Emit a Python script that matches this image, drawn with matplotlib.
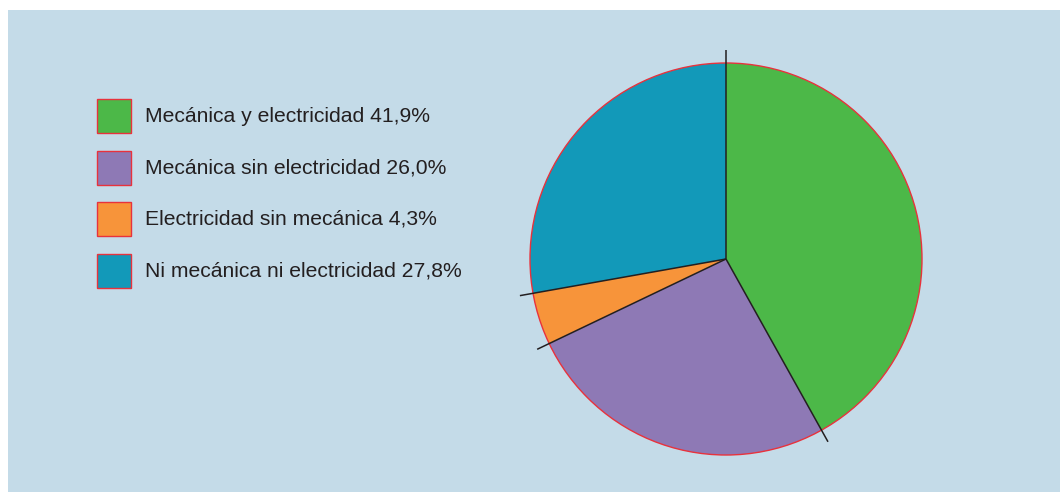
import matplotlib.pyplot as plt
import numpy as np
from matplotlib.patches import Rectangle, Circle

plt.rcParams['font.family'] = ['Liberation Sans', 'DejaVu Sans']

# data
categorias = ['Mecánica y electricidad', 'Mecánica sin electricidad',
              'Electricidad sin mecánica', 'Ni mecánica ni electricidad']
porcentajes = [41.9, 26.0, 4.3, 27.8]
colores = ['#4cb848', '#8e79b5', '#f7943a', '#1299b9']

W, H = 1060, 492
fig = plt.figure(figsize=(W / 100, H / 100), dpi=100, facecolor='white')

# light blue panel
fig.add_artist(Rectangle((8 / W, 0), 1 - 8 / W, (H - 10) / H,
                         transform=fig.transFigure, facecolor='#c4dbe8',
                         edgecolor='none', zorder=0))

# pie axes: center (726, 259) px from top-left, radius 196 px
R = 196
lim = 1.2
side = 2 * R * lim
cx, cy = 726, H - 259
ax = fig.add_axes([(cx - side / 2) / W, (cy - side / 2) / H, side / W, side / H])

ax.pie(porcentajes, colors=colores, startangle=90, counterclock=False,
       wedgeprops=dict(edgecolor='none', linewidth=0))
ax.add_patch(Circle((0, 0), 1, facecolor='none', edgecolor='#e8323c',
                    linewidth=1.0, zorder=3))

# radial separators reaching past the rim
bordes = np.concatenate([[0], np.cumsum(porcentajes)[:-1]])
for b in bordes:
    ang = np.deg2rad(90 - 360 * b / sum(porcentajes))
    ax.plot([0, 1.068 * np.cos(ang)], [0, 1.068 * np.sin(ang)],
            color='#231f20', linewidth=1.1, zorder=4, solid_capstyle='butt')

ax.set_xlim(-lim, lim)
ax.set_ylim(-lim, lim)
ax.set_aspect('equal')
ax.axis('off')

# legend
for i, (cat, p, c) in enumerate(zip(categorias, porcentajes, colores)):
    top = 99 + i * 51.7
    fig.add_artist(Rectangle((97 / W, (H - top - 34) / H), 34 / W, 34 / H,
                             transform=fig.transFigure, facecolor=c,
                             edgecolor='#e8323c', linewidth=1.0))
    etiqueta = f"{cat} {p:.1f}%".replace('.', ',')
    fig.text(145 / W, (H - top - 17) / H, etiqueta, fontsize=15.2,
             color='#231f20', va='center', ha='left')

fig.savefig('out.png', dpi=100, facecolor='white')
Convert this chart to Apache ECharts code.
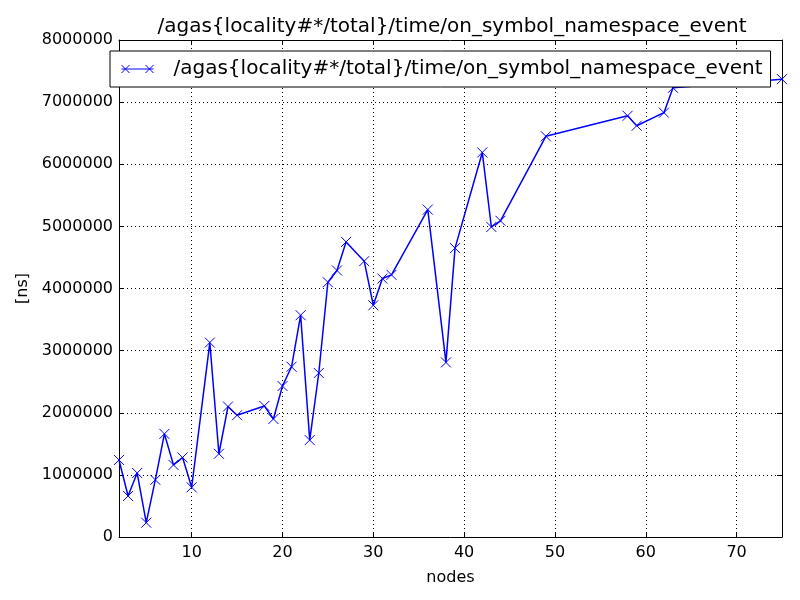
<!DOCTYPE html>
<html>
<head>
<meta charset="utf-8">
<script src="https://cdn.jsdelivr.net/npm/echarts@6/dist/echarts.min.js"></script>
<style>
  html, body { margin: 0; padding: 0; background: #fff; }
  #chart { width: 800px; height: 600px; }
</style>
</head>
<body>
<div id="chart"></div>
<script>
const seriesName = '/agas{locality#*/total}/time/on_symbol_namespace_event'
const nodes = [2, 3, 4, 5, 6, 7, 8, 9, 10, 12, 13, 14, 15, 18, 19, 20, 21, 22, 23, 24,
  25, 26, 27, 29, 30, 31, 32, 36, 38, 39, 42, 43, 44, 49, 58, 59, 62, 63, 75]
const times = [1240000, 660000, 1030000, 230000, 920000, 1660000, 1160000, 1280000, 800000, 3130000,
  1340000, 2100000, 1960000, 2110000, 1900000, 2430000, 2740000, 3570000, 1560000, 2640000,
  4100000, 4290000, 4750000, 4440000, 3730000, 4160000, 4220000, 5270000, 2810000, 4650000,
  6190000, 4990000, 5090000, 6450000, 6780000, 6620000, 6830000, 7230000, 7370000]
const xTicks = [10, 20, 30, 40, 50, 60, 70]

const font = 'DejaVu Sans'
const xMark = 'path://M0,0L10,10M10,0L0,10'

const chart = echarts.init(document.getElementById('chart'))

const gridLine = { show: true, lineStyle: { color: '#000', type: [1, 3], width: 1 } }
const frame = { show: true, onZero: false, lineStyle: { color: '#000', width: 1 } }
const inTick = { show: true, inside: true, length: 5, lineStyle: { color: '#000' } }

chart.setOption({
  animation: false,
  textStyle: { fontFamily: font },
  title: {
    text: seriesName,
    left: 447, top: 12, textAlign: 'center',
    textStyle: { fontFamily: font, fontSize: 20, fontWeight: 'normal', color: '#000' }
  },
  legend: {
    left: 110, top: 51,
    padding: [8, 8, 8, 9],
    backgroundColor: '#fff', borderColor: '#000', borderWidth: 1,
    itemWidth: 36, itemHeight: 8, itemGap: 10,
    icon: 'path://M0,5L40,5M0,0L10,10M10,0L0,10M30,0L40,10M40,0L30,10',
    itemStyle: { color: 'none', borderColor: '#0000ff', borderWidth: 1 },
    textStyle: { fontFamily: font, fontSize: 20, color: '#000', padding: [0, 0, 0, 13] },
    data: [seriesName]
  },
  grid: { left: 119, right: 18, top: 40, bottom: 63 },
  xAxis: [{
    type: 'value', min: 2, max: 75,
    name: 'nodes', nameLocation: 'middle', nameGap: 33,
    nameTextStyle: { fontFamily: font, fontSize: 16, color: '#000' },
    axisLine: frame,
    axisTick: Object.assign({ customValues: xTicks }, inTick),
    axisLabel: { customValues: xTicks, fontFamily: font, fontSize: 16, color: '#000', margin: 8 },
    splitLine: gridLine
  }, {
    type: 'value', min: 2, max: 75, position: 'top',
    axisLine: frame,
    axisTick: Object.assign({ customValues: xTicks }, inTick),
    axisLabel: { show: false },
    splitLine: { show: false }
  }],
  yAxis: [{
    type: 'value', min: 0, max: 8000000, interval: 1000000,
    name: '[ns]', nameLocation: 'middle', nameGap: 88, nameRotate: 90,
    nameTextStyle: { fontFamily: font, fontSize: 16, color: '#000' },
    axisLine: frame,
    axisTick: inTick,
    axisLabel: { fontFamily: font, fontSize: 16, color: '#000', margin: 6, formatter: v => String(v) },
    splitLine: gridLine
  }, {
    type: 'value', min: 0, max: 8000000, interval: 1000000, position: 'right',
    axisLine: frame,
    axisTick: inTick,
    axisLabel: { show: false },
    splitLine: { show: false }
  }],
  series: [{
    name: seriesName,
    type: 'line',
    data: nodes.map((n, i) => [n, times[i]]),
    symbol: xMark, symbolSize: 10,
    showAllSymbol: true,
    clip: false,
    lineStyle: { color: '#0000ff', width: 1.5 },
    itemStyle: { color: 'none', borderColor: '#0000ff', borderWidth: 1 },
    emphasis: { disabled: true }
  }]
})
</script>
</body>
</html>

┄┄┄┄┄┄

▶ Short task: Up to and including the line with "linewidth=1.0, zorder=3))", copy the data above from its first line. Skip pictures.

▶ Result of the task:
Emit a Python script that matches this image, drawn with matplotlib.
import matplotlib.pyplot as plt
import numpy as np
from matplotlib.patches import Rectangle, Circle

plt.rcParams['font.family'] = ['Liberation Sans', 'DejaVu Sans']

# data
categorias = ['Mecánica y electricidad', 'Mecánica sin electricidad',
              'Electricidad sin mecánica', 'Ni mecánica ni electricidad']
porcentajes = [41.9, 26.0, 4.3, 27.8]
colores = ['#4cb848', '#8e79b5', '#f7943a', '#1299b9']

W, H = 1060, 492
fig = plt.figure(figsize=(W / 100, H / 100), dpi=100, facecolor='white')

# light blue panel
fig.add_artist(Rectangle((8 / W, 0), 1 - 8 / W, (H - 10) / H,
                         transform=fig.transFigure, facecolor='#c4dbe8',
                         edgecolor='none', zorder=0))

# pie axes: center (726, 259) px from top-left, radius 196 px
R = 196
lim = 1.2
side = 2 * R * lim
cx, cy = 726, H - 259
ax = fig.add_axes([(cx - side / 2) / W, (cy - side / 2) / H, side / W, side / H])

ax.pie(porcentajes, colors=colores, startangle=90, counterclock=False,
       wedgeprops=dict(edgecolor='none', linewidth=0))
ax.add_patch(Circle((0, 0), 1, facecolor='none', edgecolor='#e8323c',
                    linewidth=1.0, zorder=3))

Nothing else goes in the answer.